By Rachel Kravetz
I decided to write a blog post about using model texts after several unsuccessful encounters with them—as a writer, not as a teacher. When required to write a new sort of document, such as a teaching statement, I found that reading model texts left me feeling less capable than before. I couldn’t lift their ideas or borrow from them tonally, and didn’t know what else to do. I found that, to begin, I had to generate ideas out of my own teaching experience, and talk them over with knowledgeable teachers.
In this case, I didn’t end up returning to my models, but later, I noticed that model texts seemed more useful after writing my own. After I wrote a new description for a course on Victorian Degeneration, intelligent models reminded me that course descriptions can include questions as a simple way to gesture to the classroom. Now I can see myself going back to sample teaching statements very different from my own with specific objectives: to see how they balance abstract values with more tangible practices, for example.
Out of curiosity about the oft-recommended practice of using model texts, I interviewed other writers, creative and academic. Following are the accounts they gave, most of which were delivered orally and informally:
- In my PhD program, the first major original writing project is the QP1, or first-year qualifying paper. There was a workshop and everyone had to bring a model text. I didn’t know how to write a long paper of 40-45 pages and was scared about filling so many pages. I made a reverse outline (though I didn’t know the term then) using the model paper in order to develop an outline for my own paper. This showed me that I had enough to say.
- I use models for structuring screenplays and fiction. Screenplays are very technical—you have to know how to indicate background noise, for example. A model allows for cheating. With both screenplays and novels, models help to structure the plot. I have to know what I’m looking for—this or that kind of story—then I find someone who’s done it. For example, there is a group of people looking for someone: the characters in Kids spend the whole time looking for someone. If we need a campfire scene, we look at Stand by Me and see what everyone is doing in that scene, and then just change the words to fit the characters.

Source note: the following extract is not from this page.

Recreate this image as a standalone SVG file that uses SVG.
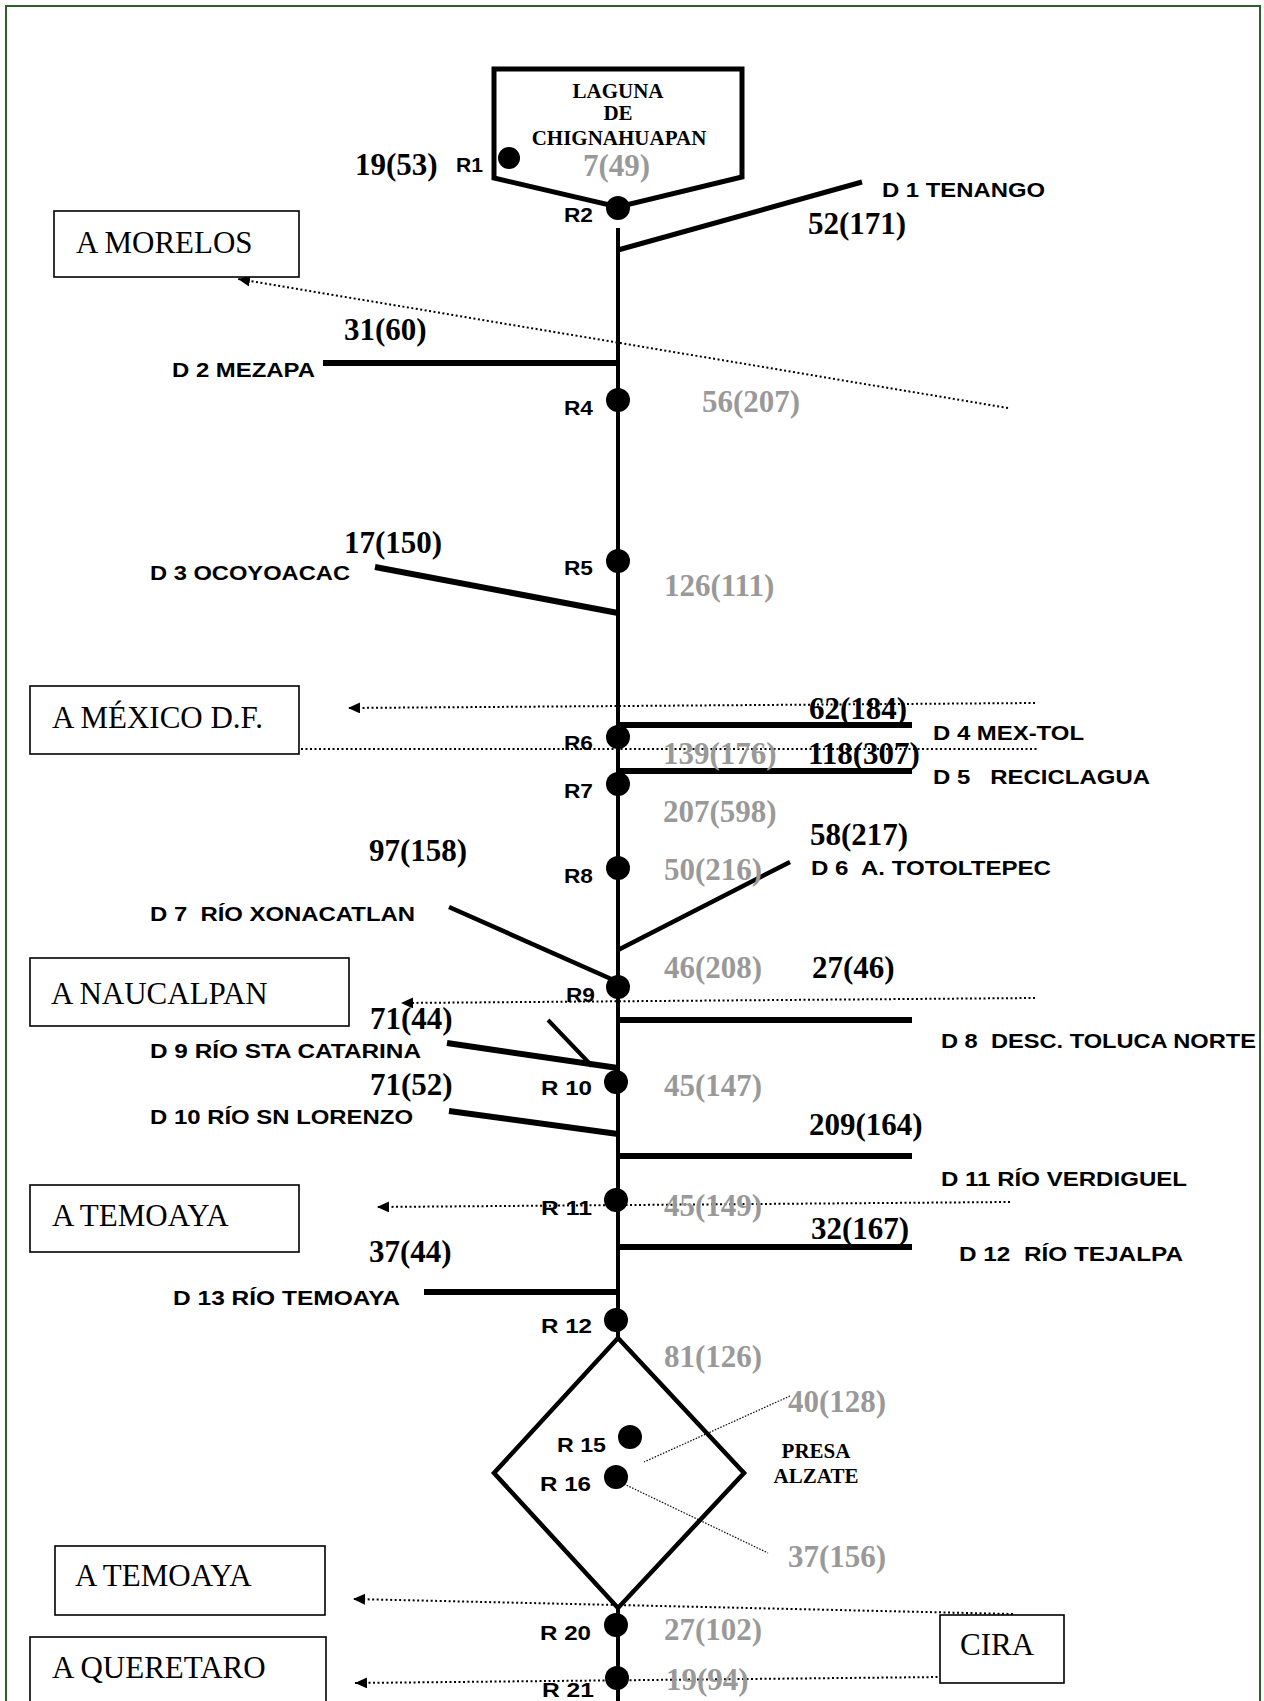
<svg xmlns="http://www.w3.org/2000/svg" width="1264" height="1701" viewBox="0 0 1264 1701">
<style>
.lbl{font-family:"Liberation Sans",Arial,sans-serif;font-weight:bold;font-size:21px;fill:#000}
.num{font-family:"Liberation Serif","Times New Roman",serif;font-weight:bold;font-size:31px;fill:#000}
.g{fill:#999}
.bx{font-family:"Liberation Serif","Times New Roman",serif;font-size:31px;fill:#000}
.lk{font-family:"Liberation Serif","Times New Roman",serif;font-weight:bold;font-size:21px;fill:#000;text-anchor:middle}
.box{fill:#fff;stroke:#000;stroke-width:1.6}
.st{fill:#000}
.trunk{stroke:#000;stroke-width:4;fill:none}
.br{stroke:#000;stroke-width:6;fill:none}
.brd{stroke:#000;stroke-width:5;fill:none}
.dot{stroke:#000;stroke-width:2;stroke-dasharray:2 2.5;fill:none}
.thin{stroke:#000;stroke-width:1.2;stroke-dasharray:1.5 1.5;fill:none}
.pre{white-space:pre}
</style>
<defs>
<marker id="arr" viewBox="0 0 12 11" refX="12" refY="5.5" markerUnits="userSpaceOnUse" markerWidth="12" markerHeight="11" orient="auto">
<path d="M0,0 L12,5.5 L0,11 z" fill="#000"/>
</marker>
</defs>
<rect x="6" y="6" width="1254" height="1730" fill="none" stroke="#2e5e2e" stroke-width="2"/>

<g id="connectors">
<line class="trunk" x1="618" y1="228" x2="618" y2="1338"/>
<line class="trunk" x1="618" y1="1607" x2="618" y2="1701"/>
<line class="brd" x1="618" y1="250" x2="862" y2="182"/>
<line class="br" x1="323" y1="363" x2="618" y2="363"/>
<line class="br" x1="375" y1="567" x2="618" y2="613"/>
<line class="br" x1="618" y1="725" x2="912" y2="725"/>
<line class="br" x1="618" y1="771" x2="912" y2="771"/>
<line class="brd" x1="618" y1="950" x2="790" y2="862" style="stroke-width:4.5"/>
<line class="brd" x1="449" y1="907" x2="618" y2="982" style="stroke-width:4.5"/>
<line class="brd" x1="548" y1="1020" x2="592" y2="1066" style="stroke-width:4"/>
<line class="br" x1="618" y1="1020" x2="912" y2="1020"/>
<line class="br" x1="447" y1="1043" x2="618" y2="1068"/>
<line class="br" x1="449" y1="1111" x2="618" y2="1134"/>
<line class="br" x1="618" y1="1156" x2="912" y2="1156"/>
<line class="br" x1="618" y1="1247" x2="912" y2="1247"/>
<line class="br" x1="424" y1="1292" x2="618" y2="1292"/>
<line class="dot" x1="1008" y1="408" x2="238" y2="279" marker-end="url(#arr)"/>
<line class="dot" x1="1035" y1="703" x2="348" y2="708" marker-end="url(#arr)"/>
<line class="dot" x1="301" y1="749" x2="1037" y2="749"/>
<line class="dot" x1="1035" y1="998" x2="401" y2="1003" marker-end="url(#arr)"/>
<line class="dot" x1="1010" y1="1202" x2="377" y2="1207" marker-end="url(#arr)"/>
<line class="dot" x1="1013" y1="1614" x2="353" y2="1599" marker-end="url(#arr)"/>
<line class="dot" x1="942" y1="1677" x2="355" y2="1683" marker-end="url(#arr)"/>
<line class="thin" x1="790" y1="1396" x2="644" y2="1462"/>
<line class="thin" x1="624" y1="1484" x2="768" y2="1553"/>
</g>

<g id="laguna">
<polygon points="494,69 742,69 742,177 618,207 494,178" fill="none" stroke="#000" stroke-width="5" stroke-linejoin="miter"/>
<text class="lk" x="618" y="98">LAGUNA</text>
<text class="lk" x="618" y="120">DE</text>
<text class="lk" x="619" y="145">CHIGNAHUAPAN</text>
</g>

<g id="presa-alzate">
<polygon points="618,1338 744,1473 618,1608 494,1473" fill="none" stroke="#000" stroke-width="4.5"/>
<text class="lk" x="816" y="1458">PRESA</text>
<text class="lk" x="816" y="1483">ALZATE</text>
</g>

<g id="R1"><circle class="st" cx="509" cy="158" r="11"/><text class="lbl" x="456" y="172" textLength="27" lengthAdjust="spacingAndGlyphs">R1</text><text class="num" x="355" y="175">19(53)</text><text class="num g" x="583" y="176">7(49)</text></g>
<g id="R2"><circle class="st" cx="618" cy="208" r="12"/><text class="lbl" x="564" y="222" textLength="29" lengthAdjust="spacingAndGlyphs">R2</text></g>
<g id="R4"><circle class="st" cx="618" cy="400" r="12"/><text class="lbl" x="564" y="415" textLength="29" lengthAdjust="spacingAndGlyphs">R4</text><text class="num g" x="702" y="412">56(207)</text></g>
<g id="R5"><circle class="st" cx="618" cy="561" r="12"/><text class="lbl" x="564" y="575" textLength="29" lengthAdjust="spacingAndGlyphs">R5</text><text class="num g" x="664" y="596">126(111)</text></g>
<g id="R6"><circle class="st" cx="618" cy="737" r="12"/><text class="lbl" x="564" y="750" textLength="29" lengthAdjust="spacingAndGlyphs">R6</text><text class="num g" x="663" y="764">139(176)</text></g>
<g id="R7"><circle class="st" cx="618" cy="784" r="12"/><text class="lbl" x="564" y="798" textLength="29" lengthAdjust="spacingAndGlyphs">R7</text><text class="num g" x="663" y="822">207(598)</text></g>
<g id="R8"><circle class="st" cx="618" cy="868" r="12"/><text class="lbl" x="564" y="883" textLength="29" lengthAdjust="spacingAndGlyphs">R8</text><text class="num g" x="664" y="880">50(216)</text></g>
<g id="R9"><circle class="st" cx="618" cy="987" r="12"/><text class="lbl" x="566" y="1002" textLength="29" lengthAdjust="spacingAndGlyphs">R9</text><text class="num g" x="664" y="978">46(208)</text></g>
<g id="R10"><circle class="st" cx="616" cy="1082" r="12"/><text class="lbl" x="541" y="1095" textLength="51" lengthAdjust="spacingAndGlyphs">R 10</text><text class="num g" x="664" y="1096">45(147)</text></g>
<g id="R11"><circle class="st" cx="616" cy="1200" r="12"/><text class="lbl" x="541" y="1215" textLength="51" lengthAdjust="spacingAndGlyphs">R 11</text><text class="num g" x="664" y="1216">45(149)</text></g>
<g id="R12"><circle class="st" cx="616" cy="1320" r="12"/><text class="lbl" x="541" y="1333" textLength="51" lengthAdjust="spacingAndGlyphs">R 12</text><text class="num g" x="664" y="1367">81(126)</text></g>
<g id="R15"><circle class="st" cx="630" cy="1437" r="12"/><text class="lbl" x="557" y="1452" textLength="49" lengthAdjust="spacingAndGlyphs">R 15</text><text class="num g" x="788" y="1412">40(128)</text></g>
<g id="R16"><circle class="st" cx="616" cy="1477" r="12"/><text class="lbl" x="540" y="1491" textLength="51" lengthAdjust="spacingAndGlyphs">R 16</text><text class="num g" x="788" y="1567">37(156)</text></g>
<g id="R20"><circle class="st" cx="616" cy="1625" r="12"/><text class="lbl" x="540" y="1640" textLength="51" lengthAdjust="spacingAndGlyphs">R 20</text><text class="num g" x="664" y="1640">27(102)</text></g>
<g id="R21"><circle class="st" cx="617" cy="1678" r="12"/><text class="lbl pre" x="542" y="1697" textLength="52" lengthAdjust="spacingAndGlyphs">R 21</text><text class="num g" x="666" y="1690">19(94)</text></g>

<g id="D1"><text class="lbl" x="882" y="197" textLength="163" lengthAdjust="spacingAndGlyphs">D 1 TENANGO</text><text class="num" x="808" y="234">52(171)</text></g>
<g id="D2"><text class="lbl" x="172" y="377" textLength="143" lengthAdjust="spacingAndGlyphs">D 2 MEZAPA</text><text class="num" x="344" y="340">31(60)</text></g>
<g id="D3"><text class="lbl" x="150" y="580" textLength="200" lengthAdjust="spacingAndGlyphs">D 3 OCOYOACAC</text><text class="num" x="344" y="553">17(150)</text></g>
<g id="D4"><text class="lbl" x="933" y="740" textLength="151" lengthAdjust="spacingAndGlyphs">D 4 MEX-TOL</text><text class="num" x="809" y="719">62(184)</text></g>
<g id="D5"><text class="lbl pre" x="933" y="784" textLength="217" lengthAdjust="spacingAndGlyphs" xml:space="preserve">D 5   RECICLAGUA</text><text class="num" x="808" y="764">118(307)</text></g>
<g id="D6"><text class="lbl pre" x="811" y="875" textLength="240" lengthAdjust="spacingAndGlyphs" xml:space="preserve">D 6  A. TOTOLTEPEC</text><text class="num" x="810" y="845">58(217)</text></g>
<g id="D7"><text class="lbl pre" x="150" y="921" textLength="265" lengthAdjust="spacingAndGlyphs" xml:space="preserve">D 7  RÍO XONACATLAN</text><text class="num" x="369" y="861">97(158)</text></g>
<g id="D8"><text class="lbl pre" x="941" y="1048" textLength="315" lengthAdjust="spacingAndGlyphs" xml:space="preserve">D 8  DESC. TOLUCA NORTE</text><text class="num" x="812" y="978">27(46)</text></g>
<g id="D9"><text class="lbl" x="150" y="1058" textLength="271" lengthAdjust="spacingAndGlyphs">D 9 RÍO STA CATARINA</text><text class="num" x="370" y="1029">71(44)</text></g>
<g id="D10"><text class="lbl" x="150" y="1124" textLength="263" lengthAdjust="spacingAndGlyphs">D 10 RÍO SN LORENZO</text><text class="num" x="370" y="1095">71(52)</text></g>
<g id="D11"><text class="lbl" x="941" y="1186" textLength="246" lengthAdjust="spacingAndGlyphs">D 11 RÍO VERDIGUEL</text><text class="num" x="809" y="1135">209(164)</text></g>
<g id="D12"><text class="lbl pre" x="959" y="1261" textLength="224" lengthAdjust="spacingAndGlyphs" xml:space="preserve">D 12  RÍO TEJALPA</text><text class="num" x="811" y="1239">32(167)</text></g>
<g id="D13"><text class="lbl" x="173" y="1305" textLength="227" lengthAdjust="spacingAndGlyphs">D 13 RÍO TEMOAYA</text><text class="num" x="369" y="1262">37(44)</text></g>

<g id="A-MORELOS"><rect class="box" x="54" y="211" width="245" height="66"/><text class="bx" x="76" y="253">A MORELOS</text></g>
<g id="A-MEXICO"><rect class="box" x="30" y="686" width="269" height="68"/><text class="bx" x="52" y="728">A MÉXICO D.F.</text></g>
<g id="A-NAUCALPAN"><rect class="box" x="30" y="958" width="319" height="68"/><text class="bx" x="51" y="1004">A NAUCALPAN</text></g>
<g id="A-TEMOAYA-1"><rect class="box" x="30" y="1185" width="269" height="67"/><text class="bx" x="52" y="1226">A TEMOAYA</text></g>
<g id="A-TEMOAYA-2"><rect class="box" x="55" y="1546" width="270" height="69"/><text class="bx" x="75" y="1586">A TEMOAYA</text></g>
<g id="A-QUERETARO"><rect class="box" x="30" y="1637" width="296" height="80"/><text class="bx" x="52" y="1678">A QUERETARO</text></g>
<g id="CIRA"><rect class="box" x="940" y="1615" width="124" height="68"/><text class="bx" x="960" y="1655">CIRA</text></g>
</svg>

- I was in a dissertation writing group my last year of graduate school, and for years, I had been given the feedback that my writing needed to be clearer, that I needed to foreground the argument, but I was having a hard time executing this. One of the other writers in my group was a master at this kind of clarity; she wasn’t afraid to start paragraphs with short summaries of the argument to come, or to repeat her main claim to help the reader along. I wound up consulting her dissertation whenever I needed to add transitions/signposts into mine. In my own writing, I had always seen direct short statements as over-simplified and style-less, but in her writing, I was able to see how helpful it was to a reader unlikely to read slowly the first time through. I think the call for “clarity” in academic writing is difficult precisely because so little of peer-reviewed scholarship actually models that value.
- In “creative” writing, I like to use models that are from the totally wrong genre/period to get me out of ruts. For example, I was reading Kierkegaard’s Fear and Trembling in a moment of particularly bad writer’s block, and decided to write a short story that used the structure of his argument as a model (his complaint that today’s philosopher “is not content in doubting everything but goes further”). Using a model that seems somehow ridiculous calms me down a bit.
- I learned to write citations by looking at models. The template for an MLA citation was never as helpful as looking at a model, because the language was abstract. No matter how precise abstract language is, you need to know a specialized vocabulary. The model allowed me to bypass the abstractions.
After assembling these accounts, I considered how to bring models texts into the classroom. I’ve provided full student papers as models in the past, but with ambivalence. I appreciate the need to make writing concepts—which can appear so abstract—accessible. But how are students to know which features in a model texts are “exemplary”?
This semester, I’m assigning a research paper that performs close visual analysis of a film (from a particular list) and to begin, I asked students to write a paragraph in response to this prompt: “What was the most visually compelling scene in your film? Describe it briefly and explain why you found the visuals crucial.” A number of students didn’t discuss the visuals at all, but only the plot. In the next class, I had a visual analysis workshop in which students volunteered to attend to a specific visual aspect of the film Big Eyes: lighting; cinematography/framing; scenery/sets/props; costumes/makeup/styling; facial expressions/body language; or color/contrast. They wrote paragraphs connecting the visuals to a theme, discussed them in their groups, and presented ideas to the class. Then we went over four model paragraphs from their less-successful homework assignment, with both visual description and thematic analysis highlighted. They seemed to see what distinguished these paragraphs, so I’ve come to think that it’s at times useful to share models that are not fully realized.
At the end of class, we read a model paragraph with excellent visual analysis from a complete essay to show where I would like them to go next. Though their initial models weren’t developed enough to be strong paragraphs in an essay, they demonstrated the first step that I wanted students to take.